Unbeknownst to most people, there is a super colony of ants living below the surface. While researchers once determined that Europe had a colony of Argentine ants that spread over 6000 km, and that the US had one that stretched almost 1000 km, it turns out these are actually part of the same colony. In fact, add in Argentine ants that spread to Japan, as well. Instead of displaying the usual aggressive tendencies that are seen when two colonies meet, these ants are all extremely tolerant of each other and behave as if they are part of the same colony. That means that a single colony of ants spans most of the known world. The only thing in the world that rivals this singular population is humans. To add on to that, the ant colony wouldn’t even exist in this size if it weren’t for humans, who unwittingly transported them around the world. Intelligent giant insects are always good fodder for games, as are underground societies that lurk just beyond the view of the waking world. It could be even more terrifying if the real world met fantasy, and this vast colony of biting, stinging, flesh-consuming insects were unleashed upon the waking world by a malevolent intelligence. In a less nightmare-inducing scenario, the players could be forced to wade through a sea of ants and broker a deal with the various queens to be granted passage through their domain. Either way, have fun thinking every tingle you have on you for the rest of the day is an ant.

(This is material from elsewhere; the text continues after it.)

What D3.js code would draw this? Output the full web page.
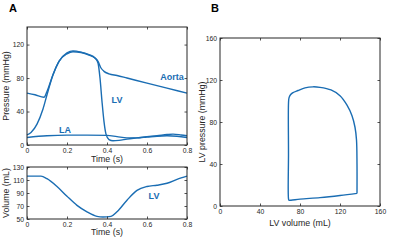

My hope from all of the above is that at least one of these bizarre things sparks an idea you can use in your own games, or encourages you to look into the strangeness of our actual world and history. Having these real world oddities to rely upon can be a great way to help define a game more, add some flavor, or just serve as a jumping off point. I can’t get enough of stuff like this, and believe that a lot of you can’t either.